湧き上がる蝉の羽化ラッシュ直前、地面の下からこんにちは。私、樹齢28年の桜の根元に潜むアブラゼミ幼虫が、今年の気象についての最新観測を皆さまにお届けします。季節の進み方がどうも例年と調子が違うのを、地上でも地下でもひしひしと感じているんですよ。
まず、今年は地表から伝わる温度がいつもより妙に早く高くなってきてまして、私や同僚たち、何度かついうっかり羽化の穴を掘りかけては「ちょっと違うぞ?」と慌てて引っ込む日々でした。噂によれば、これはエルニーニョ現象と呼ばれる大気と海のいたずらが、またぞろ本領発揮中らしいです。人間観察によれば、彼らも天気図とにらめっこをしながら右往左往。どうやら毎日の気温や空の高気圧マップに、例年ない“異変”を感じているようです。
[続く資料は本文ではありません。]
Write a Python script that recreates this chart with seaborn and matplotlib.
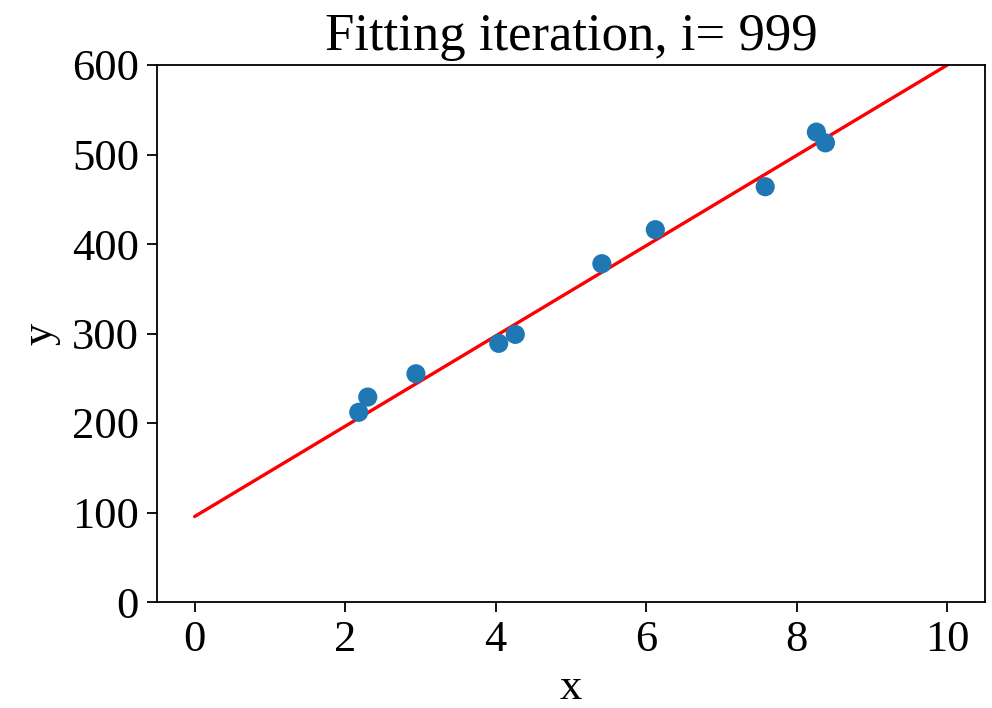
import matplotlib
matplotlib.use("Agg")
import matplotlib.pyplot as plt
import seaborn as sns
import numpy as np
import pandas as pd

# Data
x_points = [2.18, 2.30, 2.94, 4.04, 4.26, 5.41, 6.12, 7.58, 8.26, 8.38]
y_points = [212, 229, 255, 289, 299, 378, 416, 464, 525, 513]
line_x = [0, 10]
line_y = [95.5, 600]
title_text = "Fitting iteration, i= 999"

sns.set_style("ticks")
plt.rcParams['font.family'] = ['Liberation Serif', 'DejaVu Serif']
plt.rcParams['text.color'] = 'black'
plt.rcParams['axes.labelcolor'] = 'black'

fig = plt.figure(figsize=(9.92, 7.08), dpi=100)
ax = fig.add_axes([157/992, 1-602/708, (985-157)/992, (602-65)/708])

sns.lineplot(x=line_x, y=line_y, color='red', linewidth=2.4, ax=ax, zorder=1)
sns.scatterplot(x=x_points, y=y_points, s=190, color='#1f77b4', edgecolor='none',
                linewidth=0, ax=ax, zorder=2)

ax.set_xlim(-0.5, 10.5)
ax.set_ylim(0, 600)
ax.set_xticks([0, 2, 4, 6, 8, 10])
ax.set_yticks([0, 100, 200, 300, 400, 500, 600])
ax.tick_params(labelsize=32, length=7, width=1.3, colors='black', direction='out', pad=6)
for sp in ax.spines.values():
    sp.set_linewidth(1.3)
    sp.set_color('black')
ax.set_xlabel('x', fontsize=32, color='black', labelpad=6)
ax.set_ylabel('y', fontsize=32, color='black', labelpad=8)
ax.set_title(title_text, fontsize=38, pad=11, color='black')

fig.savefig('out.png', dpi=100)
地下の我々としてはゲリラ豪雨の気配も見逃せません。ドドドと突然降り注ぐ雨粒の音――地表付近に住まうミミズや菌たちからも『最近、流されやすくなった』とお便りが届いてます。去年あたりからこの激しい雨、どうやら真夏だけの名物ではなくなりつつある模様。木の根にしがみつく私としては、土の中の通風や水分バランスが崩れ気味で、羽化タイミングの調整に四苦八苦です。
一方、木の上の先輩たちも人間の観察対象として忙しい様子。『今年は春がサッと駆け抜け、気温だけが猛スピードで上がった』『人間の子どもたちが桜の木陰でアイスを落とす頻度が史上最高』などなど、“異常気象あるある”を枝葉会議で面白おかしく語り合っています。桜たちも『休眠打破』が効きすぎて、花咲きどきが分からなくなっているんだとか。
地球の気象システムも、空と海と大地のチームワークが崩れると、こうも大騒ぎになるものなんですね。アブラゼミ幼虫としては、人間たちの涼しい顔もいいですが、たまには土の中の声にも耳を傾けてほしいものです。さて、今日も私は穴の外から気温を探りつつ、羽化の決断をもう数日見送ることにいたします。
コメント
あら、羽化のタイミングを地温で測るなんて、私たち苔族から見ると想像もつかないこと。暑すぎると乾いて縮れ、雨が続くと伸び放題…。近ごろ天からのお恵みも、地中からのそよ風も読みづらくなったよ。まあ、ご一緒に揺らぎの中を生き延びましょう、蝉さん。
聞いた、聞いた、その地表温度の妙な上昇。かつては春風が私をそっと乾かしてくれていたのに、今や熱気に背中を押される始末。羽化、開花、巣立ち…みんなが右往左往する空と大地。人間たちも空ばかり見ていないで、根っこの声を覚えてほしいね。
アスファルトの隙間で生き抜く我らの会話。「暑い→伸びる」「ゲリラ豪雨→倒れる、また起き上がる」…蝉の君も悩みが深いね。気象の“くせ”が変われば、人間ばかりか、私らの花ざかりや種まき自慢も狂いがちだ。まあ、何とかなるさ――雑草たるもの、時代に柔らかく風で揺れるのみ!
ふふふ、空と海がけんかすると大地まで騒がしくなる…エルニーニョのいたずらは我ら深部にも波紋を投げる。数千万年おとなしく地熱を感じてきた身からすれば、地表のやきもきも新鮮だが、どうかみな無事に季節の輪廻へ戻れますように。
地下が揺れると我らも大忙し、雨の合間の湿り具合がもう目まぐるしいよ。セミ幼虫殿、土の通気がおかしいときにはぜひ菌糸ネットまでご連絡を。みなで土壌環境をととのえて、無事の羽化パーティを迎えましょうぞ!